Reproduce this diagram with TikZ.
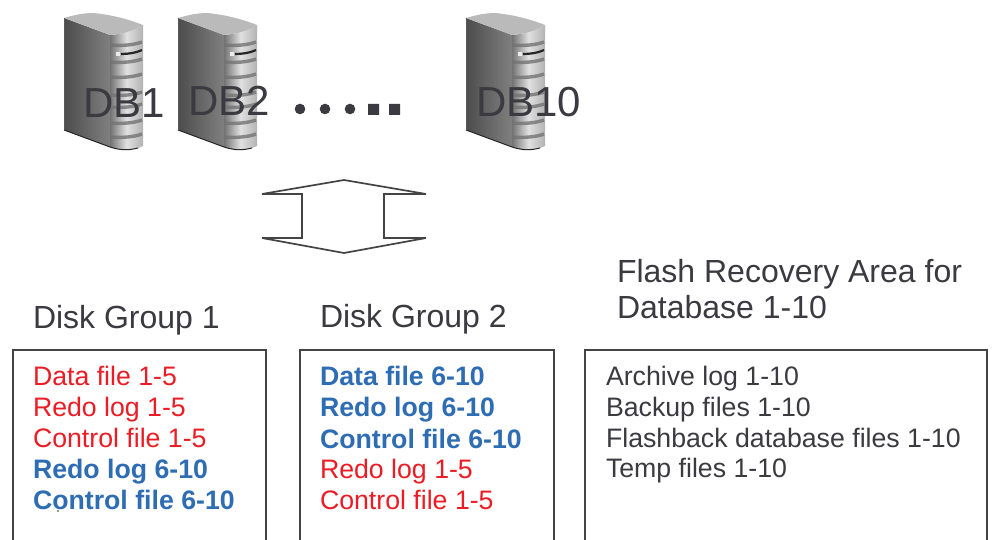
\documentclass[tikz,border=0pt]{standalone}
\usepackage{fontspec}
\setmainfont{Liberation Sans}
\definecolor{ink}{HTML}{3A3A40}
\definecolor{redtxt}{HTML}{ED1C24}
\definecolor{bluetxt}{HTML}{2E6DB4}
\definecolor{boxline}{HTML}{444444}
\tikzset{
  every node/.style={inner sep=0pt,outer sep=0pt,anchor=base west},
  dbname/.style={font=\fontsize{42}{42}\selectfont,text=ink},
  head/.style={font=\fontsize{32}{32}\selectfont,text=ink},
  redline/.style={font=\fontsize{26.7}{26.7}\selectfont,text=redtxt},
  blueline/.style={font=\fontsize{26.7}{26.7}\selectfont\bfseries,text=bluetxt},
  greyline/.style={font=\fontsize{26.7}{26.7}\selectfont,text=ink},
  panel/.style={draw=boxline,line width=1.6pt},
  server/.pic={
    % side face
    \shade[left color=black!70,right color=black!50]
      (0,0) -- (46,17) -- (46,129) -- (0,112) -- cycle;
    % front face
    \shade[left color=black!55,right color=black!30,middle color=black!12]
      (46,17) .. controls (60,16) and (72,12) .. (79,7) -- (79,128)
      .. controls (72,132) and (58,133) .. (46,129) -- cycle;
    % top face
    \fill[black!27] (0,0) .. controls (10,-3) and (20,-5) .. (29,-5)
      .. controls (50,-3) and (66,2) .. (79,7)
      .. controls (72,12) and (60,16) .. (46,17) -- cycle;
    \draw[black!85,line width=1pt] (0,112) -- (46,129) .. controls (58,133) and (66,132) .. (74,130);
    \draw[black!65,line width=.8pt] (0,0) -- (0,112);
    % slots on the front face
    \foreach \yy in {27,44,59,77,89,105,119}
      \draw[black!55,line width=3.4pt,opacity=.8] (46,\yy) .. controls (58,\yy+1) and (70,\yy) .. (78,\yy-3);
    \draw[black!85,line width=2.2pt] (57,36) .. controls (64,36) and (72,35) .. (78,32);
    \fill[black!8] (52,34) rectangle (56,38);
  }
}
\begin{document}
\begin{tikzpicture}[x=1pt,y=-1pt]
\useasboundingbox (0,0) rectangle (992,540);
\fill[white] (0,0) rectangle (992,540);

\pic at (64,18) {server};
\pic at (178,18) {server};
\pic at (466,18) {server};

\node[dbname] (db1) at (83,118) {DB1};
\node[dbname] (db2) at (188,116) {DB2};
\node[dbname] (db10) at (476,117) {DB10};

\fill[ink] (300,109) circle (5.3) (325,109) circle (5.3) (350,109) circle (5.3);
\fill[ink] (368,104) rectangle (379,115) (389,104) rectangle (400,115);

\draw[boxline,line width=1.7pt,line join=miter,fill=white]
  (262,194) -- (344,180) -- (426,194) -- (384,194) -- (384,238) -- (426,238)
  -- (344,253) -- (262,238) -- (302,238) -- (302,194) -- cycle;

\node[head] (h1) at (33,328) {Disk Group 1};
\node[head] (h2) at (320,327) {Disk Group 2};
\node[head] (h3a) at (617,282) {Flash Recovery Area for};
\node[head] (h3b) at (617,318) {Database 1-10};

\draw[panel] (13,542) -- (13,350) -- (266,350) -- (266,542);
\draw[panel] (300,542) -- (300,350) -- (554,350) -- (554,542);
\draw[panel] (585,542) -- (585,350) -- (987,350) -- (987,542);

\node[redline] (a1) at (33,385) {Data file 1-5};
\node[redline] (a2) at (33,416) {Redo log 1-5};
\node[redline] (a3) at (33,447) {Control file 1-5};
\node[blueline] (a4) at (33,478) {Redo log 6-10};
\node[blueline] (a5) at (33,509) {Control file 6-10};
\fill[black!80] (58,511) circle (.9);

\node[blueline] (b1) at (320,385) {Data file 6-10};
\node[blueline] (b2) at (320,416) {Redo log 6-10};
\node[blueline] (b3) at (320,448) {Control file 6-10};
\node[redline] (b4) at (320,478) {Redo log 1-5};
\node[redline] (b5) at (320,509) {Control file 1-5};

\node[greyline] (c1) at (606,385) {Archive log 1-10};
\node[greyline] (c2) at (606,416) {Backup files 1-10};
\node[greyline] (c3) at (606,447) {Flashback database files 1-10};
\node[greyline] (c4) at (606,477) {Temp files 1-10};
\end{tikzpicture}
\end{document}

Exercise aim:
All of the data needs repeating exactly, but the pictures do not.

Written reply:
Reproduce this diagram with TikZ.
\documentclass[tikz,border=0pt]{standalone}
\usepackage{fontspec}
\setmainfont{Liberation Sans}
\definecolor{ink}{HTML}{3A3A40}
\definecolor{redtxt}{HTML}{ED1C24}
\definecolor{bluetxt}{HTML}{2E6DB4}
\definecolor{boxline}{HTML}{444444}
\tikzset{
  every node/.style={inner sep=0pt,outer sep=0pt,anchor=base west},
  dbname/.style={font=\fontsize{42}{42}\selectfont,text=ink},
  head/.style={font=\fontsize{32}{32}\selectfont,text=ink},
  redline/.style={font=\fontsize{26.7}{26.7}\selectfont,text=redtxt},
  blueline/.style={font=\fontsize{26.7}{26.7}\selectfont\bfseries,text=bluetxt},
  greyline/.style={font=\fontsize{26.7}{26.7}\selectfont,text=ink},
  panel/.style={draw=boxline,line width=1.6pt},
  server/.pic={
    % side face
    \shade[left color=black!70,right color=black!50]
      (0,0) -- (46,17) -- (46,129) -- (0,112) -- cycle;
    % front face
    \shade[left color=black!55,right color=black!30,middle color=black!12]
      (46,17) .. controls (60,16) and (72,12) .. (79,7) -- (79,128)
      .. controls (72,132) and (58,133) .. (46,129) -- cycle;
    % top face
    \fill[black!27] (0,0) .. controls (10,-3) and (20,-5) .. (29,-5)
      .. controls (50,-3) and (66,2) .. (79,7)
      .. controls (72,12) and (60,16) .. (46,17) -- cycle;
    \draw[black!85,line width=1pt] (0,112) -- (46,129) .. controls (58,133) and (66,132) .. (74,130);
    \draw[black!65,line width=.8pt] (0,0) -- (0,112);
    % slots on the front face
    \foreach \yy in {27,44,59,77,89,105,119}
      \draw[black!55,line width=3.4pt,opacity=.8] (46,\yy) .. controls (58,\yy+1) and (70,\yy) .. (78,\yy-3);
    \draw[black!85,line width=2.2pt] (57,36) .. controls (64,36) and (72,35) .. (78,32);
    \fill[black!8] (52,34) rectangle (56,38);
  }
}
\begin{document}
\begin{tikzpicture}[x=1pt,y=-1pt]
\useasboundingbox (0,0) rectangle (992,540);
\fill[white] (0,0) rectangle (992,540);

\pic at (64,18) {server};
\pic at (178,18) {server};
\pic at (466,18) {server};

\node[dbname] (db1) at (83,118) {DB1};
\node[dbname] (db2) at (188,116) {DB2};
\node[dbname] (db10) at (476,117) {DB10};

\fill[ink] (300,109) circle (5.3) (325,109) circle (5.3) (350,109) circle (5.3);
\fill[ink] (368,104) rectangle (379,115) (389,104) rectangle (400,115);

\draw[boxline,line width=1.7pt,line join=miter,fill=white]
  (262,194) -- (344,180) -- (426,194) -- (384,194) -- (384,238) -- (426,238)
  -- (344,253) -- (262,238) -- (302,238) -- (302,194) -- cycle;

\node[head] (h1) at (33,328) {Disk Group 1};
\node[head] (h2) at (320,327) {Disk Group 2};
\node[head] (h3a) at (617,282) {Flash Recovery Area for};
\node[head] (h3b) at (617,318) {Database 1-10};

\draw[panel] (13,542) -- (13,350) -- (266,350) -- (266,542);
\draw[panel] (300,542) -- (300,350) -- (554,350) -- (554,542);
\draw[panel] (585,542) -- (585,350) -- (987,350) -- (987,542);

\node[redline] (a1) at (33,385) {Data file 1-5};
\node[redline] (a2) at (33,416) {Redo log 1-5};
\node[redline] (a3) at (33,447) {Control file 1-5};
\node[blueline] (a4) at (33,478) {Redo log 6-10};
\node[blueline] (a5) at (33,509) {Control file 6-10};
\fill[black!80] (58,511) circle (.9);

\node[blueline] (b1) at (320,385) {Data file 6-10};
\node[blueline] (b2) at (320,416) {Redo log 6-10};
\node[blueline] (b3) at (320,448) {Control file 6-10};
\node[redline] (b4) at (320,478) {Redo log 1-5};
\node[redline] (b5) at (320,509) {Control file 1-5};

\node[greyline] (c1) at (606,385) {Archive log 1-10};
\node[greyline] (c2) at (606,416) {Backup files 1-10};
\node[greyline] (c3) at (606,447) {Flashback database files 1-10};
\node[greyline] (c4) at (606,477) {Temp files 1-10};
\end{tikzpicture}
\end{document}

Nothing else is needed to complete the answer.